▸ EXERCISE
Take the lines from the top down to and including the one with "4.55, 4.52, 4.61];" and repeat them exactly. Omit images.

── GIVEN DATA ──

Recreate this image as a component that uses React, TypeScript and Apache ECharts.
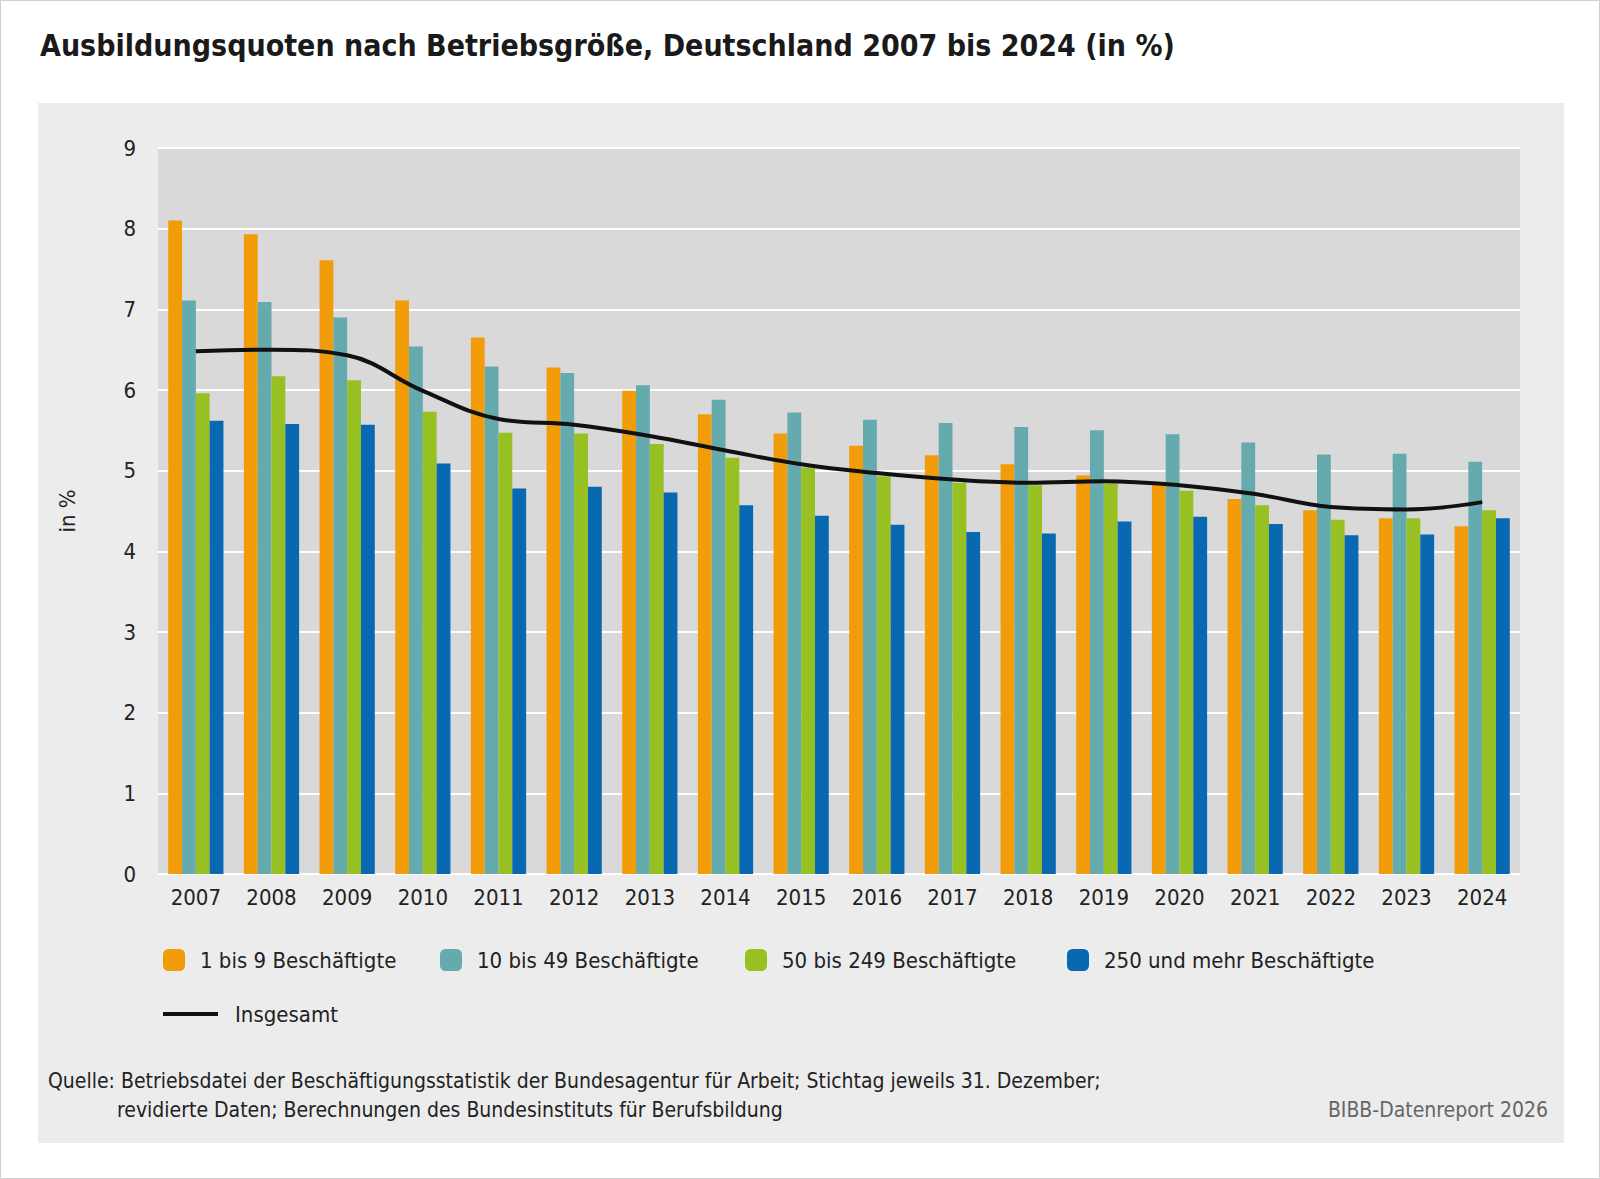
import * as echarts from "echarts";
import { useEffect, useRef } from "react";

const years = ["2007","2008","2009","2010","2011","2012","2013","2014","2015","2016","2017","2018","2019","2020","2021","2022","2023","2024"];
const small = [8.1, 7.93, 7.61, 7.11, 6.65, 6.28, 5.99, 5.7, 5.46, 5.31, 5.19, 5.08, 4.94, 4.82, 4.65, 4.51, 4.41, 4.31];
const medium = [7.11, 7.09, 6.9, 6.54, 6.29, 6.21, 6.06, 5.88, 5.72, 5.63, 5.59, 5.54, 5.5, 5.45, 5.35, 5.2, 5.21, 5.11];
const large = [5.96, 6.17, 6.12, 5.73, 5.47, 5.46, 5.33, 5.16, 5.04, 4.93, 4.85, 4.82, 4.84, 4.75, 4.57, 4.39, 4.41, 4.51];
const veryLarge = [5.62, 5.58, 5.57, 5.09, 4.78, 4.8, 4.73, 4.57, 4.44, 4.33, 4.24, 4.22, 4.37, 4.43, 4.34, 4.2, 4.21, 4.41];
const total = [6.48, 6.5, 6.43, 5.99, 5.64, 5.57, 5.43, 5.25, 5.08, 4.97, 4.89, 4.85, 4.87, 4.82, 4.71, 4.55, 4.52, 4.61];

const seriesNames = ["1 bis 9 Beschäftigte", "10 bis 49 Beschäftigte", "50 bis 249 Beschäftigte", "250 und mehr Beschäftigte"];
const colors = ["#f39c0a", "#65aaad", "#97c123", "#0868b1"];
const font = "'Liberation Sans Narrow', 'DejaVu Sans Condensed', Roboto, sans-serif";

export default function App() {
  const ref = useRef<HTMLDivElement>(null);

  useEffect(() => {
    document.body.style.margin = "0";
    if (!ref.current) return;
    const chart = echarts.init(ref.current, undefined, { renderer: "svg" });
    const legendX = [158, 435, 740, 1062];
    const option: echarts.EChartsOption = {
      animation: false,
      backgroundColor: "#ffffff",
      textStyle: { fontFamily: font },
      graphic: [
        { type: "rect", shape: { x: 0.5, y: 0.5, width: 1599, height: 1178 }, style: { fill: "#fff", stroke: "#cfcfcf" }, z: -10 },
        { type: "rect", shape: { x: 38, y: 103, width: 1526, height: 1040 }, style: { fill: "#ececec" }, z: -9 },
        { type: "text", left: 40, top: 30, style: { text: "Ausbildungsquoten nach Betriebsgröße, Deutschland 2007 bis 2024 (in %)", fontSize: 30, fontWeight: "bold", fontFamily: font, fill: "#1a1a1a" } },
        { type: "text", left: 48, top: 1070, style: { text: "Quelle: Betriebsdatei der Beschäftigungsstatistik der Bundesagentur für Arbeit; Stichtag jeweils 31. Dezember;", fontSize: 21, fontFamily: font, fill: "#222" } },
        { type: "text", left: 117, top: 1099, style: { text: "revidierte Daten; Berechnungen des Bundesinstituts für Berufsbildung", fontSize: 21, fontFamily: font, fill: "#222" } },
        { type: "text", right: 52, top: 1099, style: { text: "BIBB-Datenreport 2026", fontSize: 21, fontFamily: font, fill: "#666" } },
      ],
      legend: [
        ...seriesNames.map((n, i) => ({
          data: [n], left: legendX[i], top: 944, itemWidth: 22, itemHeight: 22, itemGap: 16,
          textStyle: { fontSize: 22, color: "#222", fontFamily: font, padding: [0, 0, 0, 10] },
        })),
        {
          data: [{ name: "Insgesamt", icon: "rect" }], left: 158, top: 998, itemWidth: 55, itemHeight: 4,
          textStyle: { fontSize: 22, color: "#222", fontFamily: font, padding: [0, 0, 0, 12] },
        },
      ],
      grid: { left: 158, right: 80, top: 148, bottom: 305 },
      xAxis: {
        type: "category", data: years,
        axisLine: { show: false }, axisTick: { show: false },
        axisLabel: { fontSize: 22, color: "#222", margin: 12, fontFamily: font },
        splitArea: { show: false },
      },
      yAxis: {
        type: "value", min: 0, max: 9, interval: 1,
        name: "in %", nameLocation: "middle", nameGap: 80, nameRotate: 90,
        nameTextStyle: { fontSize: 22, color: "#222", fontFamily: font },
        axisLabel: { fontSize: 22, color: "#222", margin: 22, fontFamily: font },
        splitLine: { lineStyle: { color: "#ffffff", width: 2 } },
        splitArea: { show: true, areaStyle: { color: ["#d9d9d9"] } },
      },
      series: [
        ...[small, medium, large, veryLarge].map((d, i) => ({
          name: seriesNames[i], type: "bar" as const, data: d, barGap: "0%", barCategoryGap: "27%",
          itemStyle: { color: colors[i] },
        })),
        {
          name: "Insgesamt", type: "line", data: total, smooth: 0.4, symbol: "none",
          lineStyle: { color: "#111", width: 4 }, itemStyle: { color: "#111" }, z: 5,
        },
      ],
    };
    chart.setOption(option);
    return () => chart.dispose();
  }, []);

  return <div ref={ref} style={{ width: 1600, height: 1179 }} />;
}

───

▸ REPLY TO THE TASK
Recreate this image as a component that uses React, TypeScript and Apache ECharts.
import * as echarts from "echarts";
import { useEffect, useRef } from "react";

const years = ["2007","2008","2009","2010","2011","2012","2013","2014","2015","2016","2017","2018","2019","2020","2021","2022","2023","2024"];
const small = [8.1, 7.93, 7.61, 7.11, 6.65, 6.28, 5.99, 5.7, 5.46, 5.31, 5.19, 5.08, 4.94, 4.82, 4.65, 4.51, 4.41, 4.31];
const medium = [7.11, 7.09, 6.9, 6.54, 6.29, 6.21, 6.06, 5.88, 5.72, 5.63, 5.59, 5.54, 5.5, 5.45, 5.35, 5.2, 5.21, 5.11];
const large = [5.96, 6.17, 6.12, 5.73, 5.47, 5.46, 5.33, 5.16, 5.04, 4.93, 4.85, 4.82, 4.84, 4.75, 4.57, 4.39, 4.41, 4.51];
const veryLarge = [5.62, 5.58, 5.57, 5.09, 4.78, 4.8, 4.73, 4.57, 4.44, 4.33, 4.24, 4.22, 4.37, 4.43, 4.34, 4.2, 4.21, 4.41];
const total = [6.48, 6.5, 6.43, 5.99, 5.64, 5.57, 5.43, 5.25, 5.08, 4.97, 4.89, 4.85, 4.87, 4.82, 4.71, 4.55, 4.52, 4.61];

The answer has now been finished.